I moved along the rocks and just on 5.15 pm I hooked a fish. I let it run until I could see a good wave that would bring it up the rocks. I then tightened the drag and lifted the fish clear. The wave pushed it up and broke over the ledge. It was a school Jewfish/ Mulloway, just under 50cm. I unhooked it and cast out into the same spot. Before the lure had hit the bottom it was grabbed again. This time it was a much faster and more powerful fish. It headed out to see and then turned and ran along the edge of the rock ledge. I tightened the drag to slow it down as I could see it was going to try and bury itself in the rocks. The leader got stuck between the sea squirts that line the rocks, but a big wave lifted it clear and up came the fish. I was soaked but I had a good sized (45cm +) Trevally at my feet.

These two would be dinner and as another rain squall came over I decided to head back to the cabin for a warm shower. It had been another great land based session fishing with soft plastics from the rocks.

Bribie Island – Bridge and Oyster Jetty – 5 March 2011

Saturday

After a stinking hot week – but some pretty good fishing Flathead fishing, the rain was back. A south-easterly change and big wind and seas were forecast but it did not look as if it would get up until around lunchtime, so I decided on a quick early morning Saturday session. I headed for Bribie Island and was out under the bridge lights, on the island side by 4.15am.

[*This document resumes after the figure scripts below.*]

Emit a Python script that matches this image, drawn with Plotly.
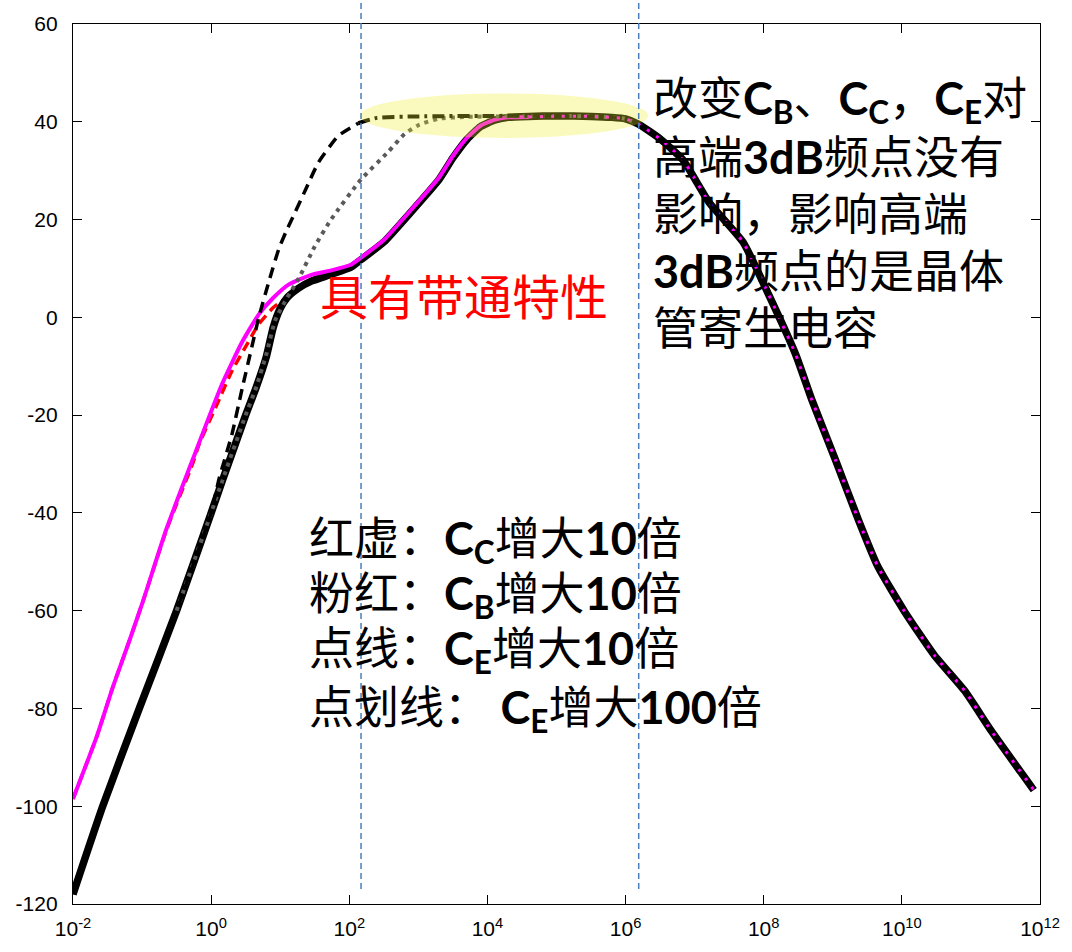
import numpy as np
import plotly.graph_objects as go

# ---- frequency responses (x given as log10 of frequency, y in dB) ----
# common high-frequency roll-off shared by every response
hf_exp = [6.0, 6.19, 6.5, 6.83, 7.21, 7.70, 8.07, 8.46, 8.70, 9.04, 9.37, 9.65,
          10.04, 10.47, 10.91, 11.29, 11.91]
hf_db = [40.6, 39.5, 36.5, 32.2, 23.5, 15.4, 4.7, -7.5, -17.0, -29.2, -41.4, -50.9,
         -60.2, -69.1, -76.4, -84.5, -96.7]

# original circuit (thick black)
orig_exp = [-2.0, -1.57, -1.04, -0.5, 0.0, 0.16, 0.5, 0.65, 0.8, 0.9, 1.0, 1.1, 1.27,
            1.45, 1.74, 2.03, 2.17, 2.5, 2.89, 3.3, 3.5, 3.71, 3.9, 4.1, 4.3, 4.6, 5.0, 5.5, 5.8]
orig_db = [-118.0, -100.0, -80.0, -60.0, -40.0, -33.5, -20.0, -14.4, -8.0, -2.0, 1.8, 4.0, 6.0,
           7.4, 8.8, 10.3, 11.8, 15.4, 21.5, 28.2, 32.6, 36.5, 39.0, 40.3, 40.9, 41.1, 41.2, 41.1, 40.9]

# C_B x10 (magenta)
cb_exp = [-2.0, -1.65, -1.42, -1.18, -0.99, -0.65, -0.27, 0.16, 0.45, 0.69, 0.9, 1.12,
          1.45, 1.74, 2.03, 2.17, 2.5, 2.89, 3.3, 3.5, 3.71, 3.9, 4.1, 4.3, 4.6, 5.0, 5.5, 5.8]
cb_db = [-98.5, -85.5, -75.5, -66.0, -58.2, -43.4, -29.2, -13.6, -5.0, 0.6, 4.0, 6.7,
         8.7, 9.6, 10.8, 12.2, 15.8, 21.9, 28.6, 33.0, 36.8, 39.2, 40.4, 40.9, 41.0, 41.1, 41.1, 40.9]

# C_C x10 (red dashed)
cc_exp = [-2.0, -1.65, -1.42, -1.18, -0.99, -0.65, -0.27, -0.17, 0.1, 0.3, 0.5, 0.69,
          0.9, 1.08, 1.41, 1.74, 2.03, 2.17, 2.5, 2.89, 3.3, 3.5, 3.71, 3.9, 4.1, 4.3, 4.6,
          5.0, 5.5, 5.8]
cc_db = [-98.5, -85.5, -75.5, -66.0, -58.2, -43.6, -30.0, -25.8, -17.3, -11.0, -6.0, -1.4,
         2.0, 3.9, 7.3, 9.0, 10.3, 11.8, 15.4, 21.5, 28.2, 32.6, 36.5, 39.0, 40.3, 40.9, 41.1,
         41.2, 41.1, 40.9]

# C_E x10 (grey dotted)
ce10_exp = [-0.5, 0.0, 0.16, 0.5, 0.65, 0.8, 0.93, 1.1, 1.27, 1.5, 1.74, 2.17, 2.56,
            2.8, 3.0, 3.28, 3.7, 4.2, 5.0, 5.5, 5.8, 6.0, 6.19]
ce10_db = [-60.0, -40.0, -33.5, -20.0, -14.4, -7.5, -0.5, 4.0, 8.0, 14.5, 20.1, 28.2, 33.8,
           37.5, 39.3, 40.6, 41.0, 41.1, 41.2, 41.1, 40.9, 40.6, 39.5]

# C_E x100 (black dash / dash-dot)
ce100_exp = [-2.0, -1.57, -1.04, -0.5, 0.0, 0.115, 0.3, 0.45, 0.59, 0.69, 0.85, 0.98,
             1.08, 1.17, 1.37, 1.55, 1.84, 2.13, 2.4, 3.0, 4.0, 5.0, 5.8]
ce100_db = [-118.0, -100.0, -80.0, -60.0, -40.0, -33.0, -24.0, -14.5, -6.0, 0.0, 8.0, 14.0,
            17.4, 20.1, 26.2, 31.6, 37.1, 39.7, 40.8, 41.1, 41.2, 41.2, 40.9]

# axis ticks
x_tick_exp = [-2, 0, 2, 4, 6, 8, 10, 12]
y_ticks = [-120, -100, -80, -60, -40, -20, 0, 20, 40, 60]

# 3 dB corner frequencies (log10) and highlighted pass-band
corner_exp = [2.17, 6.19]
band_exp = [2.15, 6.33]
band_db = [36.7, 45.8]


def freq(e):
    return 10.0 ** np.asarray(e, dtype=float)


orig_f, orig_y = freq(orig_exp + hf_exp), orig_db + hf_db
cb_f, cb_y = freq(cb_exp + hf_exp), cb_db + hf_db
cc_f, cc_y = freq(cc_exp + hf_exp), cc_db + hf_db
ce10_f, ce10_y = freq(ce10_exp), ce10_db
ce100_f, ce100_y = freq(ce100_exp + hf_exp), ce100_db + hf_db

cb_split = cb_exp.index(4.6)
ce100_split = ce100_exp.index(2.13)

SM = 0.5


def curve(x, y, color, width, dash="solid"):
    return go.Scatter(x=x, y=y, mode="lines", hoverinfo="skip",
                      line=dict(color=color, width=width, dash=dash,
                                shape="spline", smoothing=SM))


fig = go.Figure()
fig.add_trace(curve(cc_f, cc_y, "#ff0000", 3.5, "10px,6px"))
fig.add_trace(curve(orig_f, orig_y, "#000000", 7.5))
fig.add_trace(curve(cb_f[:cb_split + 1], cb_y[:cb_split + 1], "#ff00ff", 4))
fig.add_trace(curve(ce10_f, ce10_y, "#5a5a5a", 4, "4px,5px"))
fig.add_trace(curve(ce100_f[:ce100_split + 1], ce100_y[:ce100_split + 1], "#000000", 3.5, "11px,7px"))
fig.add_trace(curve(ce100_f[ce100_split:], ce100_y[ce100_split:], "#000000", 4, "12px,5px,3px,5px"))
fig.add_trace(curve(cb_f[cb_split:], cb_y[cb_split:], "#ff00ff", 3, "3px,8px"))

# highlighted mid-band region
fig.add_shape(type="circle", xref="x", yref="y",
              x0=10 ** band_exp[0], x1=10 ** band_exp[1], y0=band_db[0], y1=band_db[1],
              fillcolor="rgba(240,240,40,0.30)", line=dict(width=0), layer="above")

# 3 dB corner markers
for e in corner_exp:
    fig.add_shape(type="line", xref="x", yref="paper",
                  x0=10 ** e, x1=10 ** e, y0=0.017, y1=1.04,
                  line=dict(color="#4a7ebb", width=1.5, dash="6px,4px"), layer="above")

txt_font = "Lato, Noto Sans CJK SC"

fig.add_annotation(text="具有带通特性", xref="paper", yref="paper", x=0.404, y=0.693,
                   xanchor="center", yanchor="middle", showarrow=False,
                   font=dict(family="Noto Sans CJK SC", size=48, color="#ff0000"))

note_lines = [
    "改变<b>C<sub>B</sub></b>、<b>C<sub>C</sub></b>，<b>C<sub>E</sub></b>对",
    "高端<b>3dB</b>频点没有",
    "影响，影响高端",
    "<b>3dB</b>频点的是晶体",
    "管寄生电容",
]
note_y = [0.913, 0.849, 0.784, 0.719, 0.655]
for t, y in zip(note_lines, note_y):
    fig.add_annotation(text=t, xref="paper", yref="paper", x=0.598, y=y,
                       xanchor="left", yanchor="middle", showarrow=False,
                       font=dict(family=txt_font, size=45, color="#000000"))

legend_lines = [
    "红虚：<b>C<sub>C</sub></b>增大<b>10</b>倍",
    "粉红：<b>C<sub>B</sub></b>增大<b>10</b>倍",
    "点线：<b>C<sub>E</sub></b>增大<b>10</b>倍",
    "点划线： <b>C<sub>E</sub></b>增大<b>100</b>倍",
]
legend_y = [0.413, 0.350, 0.287, 0.220]
for t, y in zip(legend_lines, legend_y):
    fig.add_annotation(text=t, xref="paper", yref="paper", x=0.2415, y=y,
                       xanchor="left", yanchor="middle", showarrow=False,
                       font=dict(family=txt_font, size=45, color="#000000"))

axis_common = dict(showline=True, linecolor="#000000", linewidth=1.3, mirror="ticks",
                   ticks="inside", ticklen=9, tickwidth=1, tickcolor="#000000",
                   showgrid=False, zeroline=False,
                   tickfont=dict(family="Liberation Sans, Arial", size=21, color="#000000"))

fig.update_xaxes(type="log", range=[-2, 12],
                 tickvals=[10.0 ** e for e in x_tick_exp],
                 ticktext=[f"10<sup>{e}</sup>" for e in x_tick_exp],
                 ticklabelstandoff=6, **axis_common)
fig.update_yaxes(range=[-120, 60], tickvals=y_ticks,
                 ticktext=[str(v) for v in y_ticks],
                 ticklabelstandoff=10, **axis_common)

fig.update_layout(width=1072, height=952, showlegend=False,
                  margin=dict(l=73, r=26, t=20, b=44),
                  plot_bgcolor="#ffffff", paper_bgcolor="#ffffff")

fig.write_html("out.html")
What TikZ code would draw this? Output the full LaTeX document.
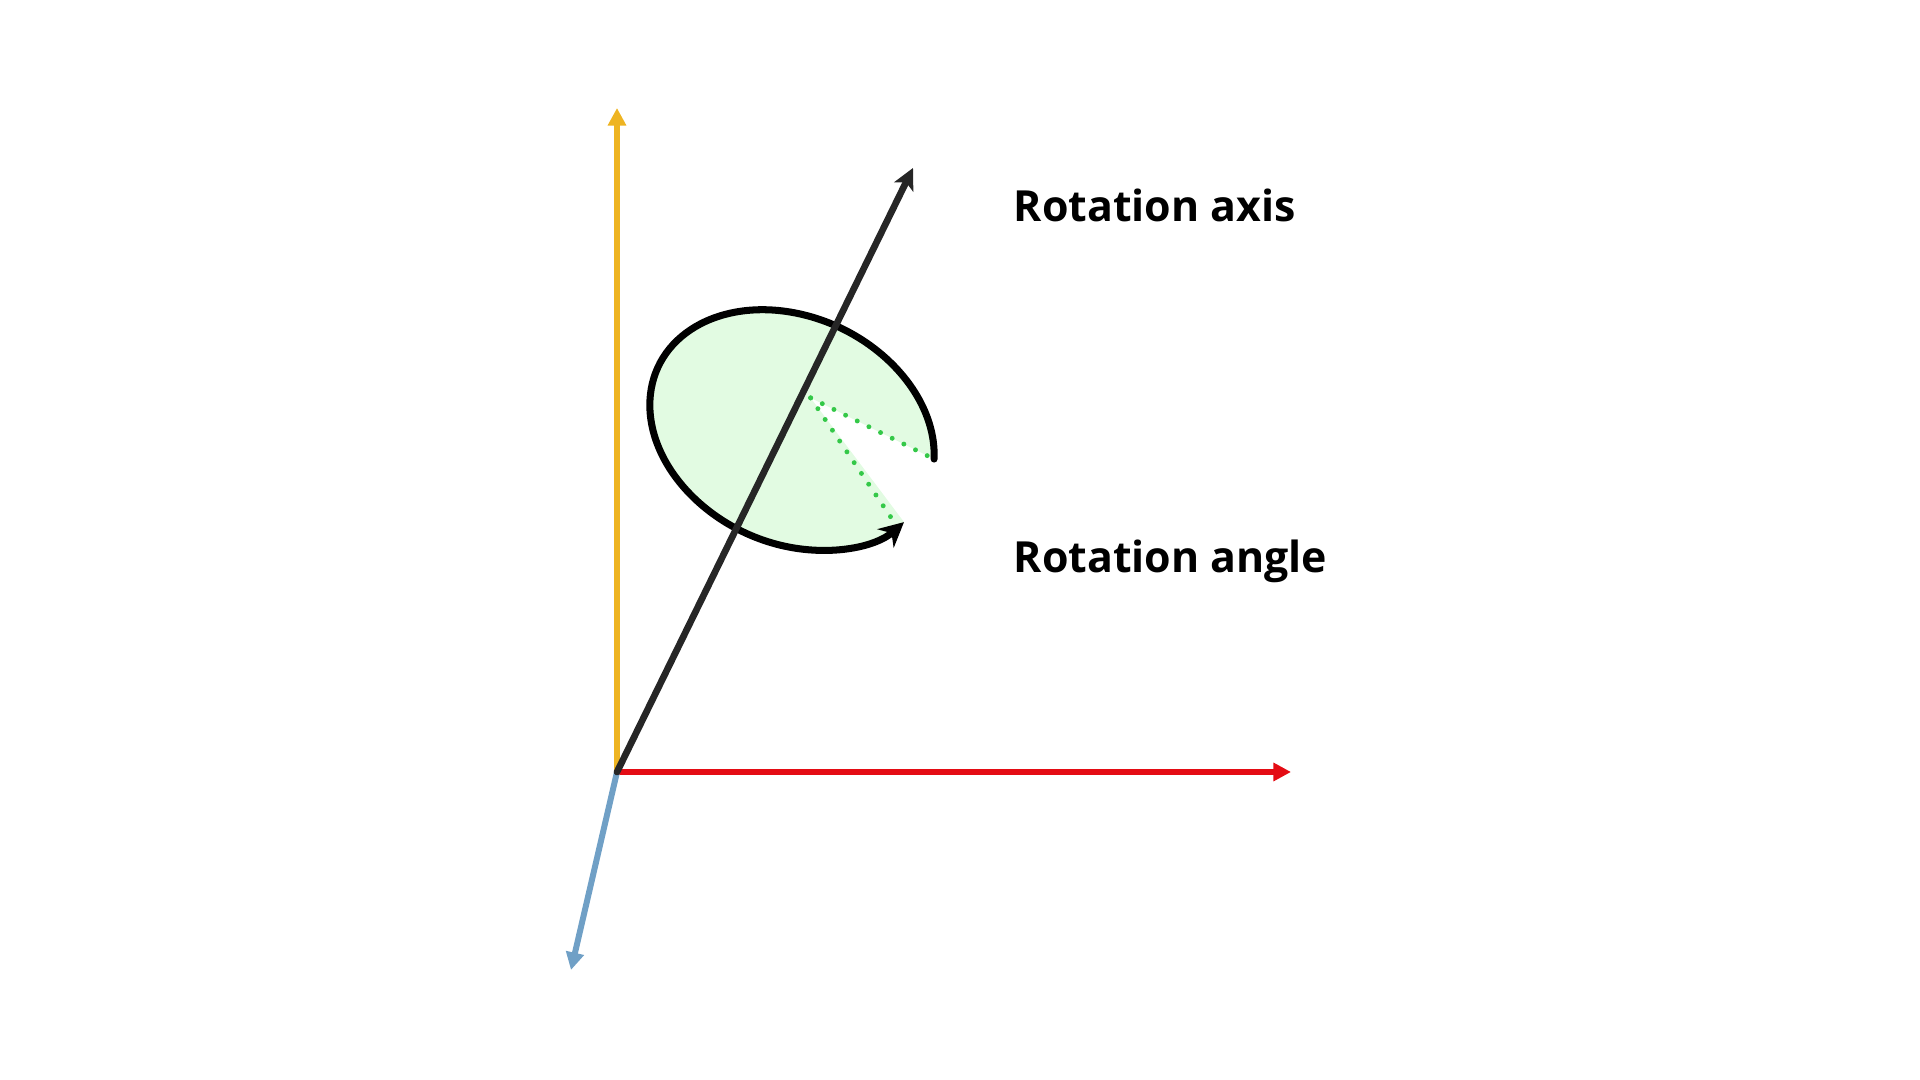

A word on waders – I use the A S Horne waders which have a tough Blundstone gum boot. With postage, they are around A$ 120/30 but they are definitely worth the price premium. Before I bought them I went through 7 sets of cheap ones; Wilson, Mojiko, Shakespeare, and various other BCF/ Anaconda offerings, in just under two years. I was constantly patching up holes on these cheap ones. I have now had my A S Horne waders for 2 years and they have no leaks, despite lots of run ins with oyster covered rocks. They are pretty hot at this time of year but with so many jelly fish, Wobbegongs and various other creepy crawlies in the water – I am prepared to suffer the heat.

At 4.15 am this morning it was cool and wet. The tide had just started to run in and the rain had made the water even more murky than usual. I decided to started with a GULP 5” Jerkshad in the Satay Chicken colour – yellow on top and pumpkinseed underneath. I was standing in 30cm of water casting in close to the pylons. After a few retrieves I was on to a fish. I brought him to the shore – a Flathead just on 40cm. The family decided they will go on hunger strike if I bring another Flathead to the table – so it was released. I got a few more hits from what I think where Pike, but as the sun came up an hour later I had not landed anymore fish.

I moved across to the Oyster Jetty on the other side of the Passage. It was now around 5.45am and the tide was running in strongly. I waded out beside the jetty to a point about ¾ of the way along and started putting casts out in a semicircle. I was casting into the run in tide and hopping the plastic along the weedy bottom. After two or three casts I was on to something. After a few short runs, I could see it was a small Flathead, again around 40 cm long. I did not want to wade back to the bank with it so I grabbed it with a cloth and released it.

I could not find any more in that area so I moved further south. I fished the drain, just before you turn the corner for Sandstone Point, but apart from a few Long Toms, I did not get another bite. The wind was now beginning to howl and it was spitting rain again so I waded back to the car and headed home.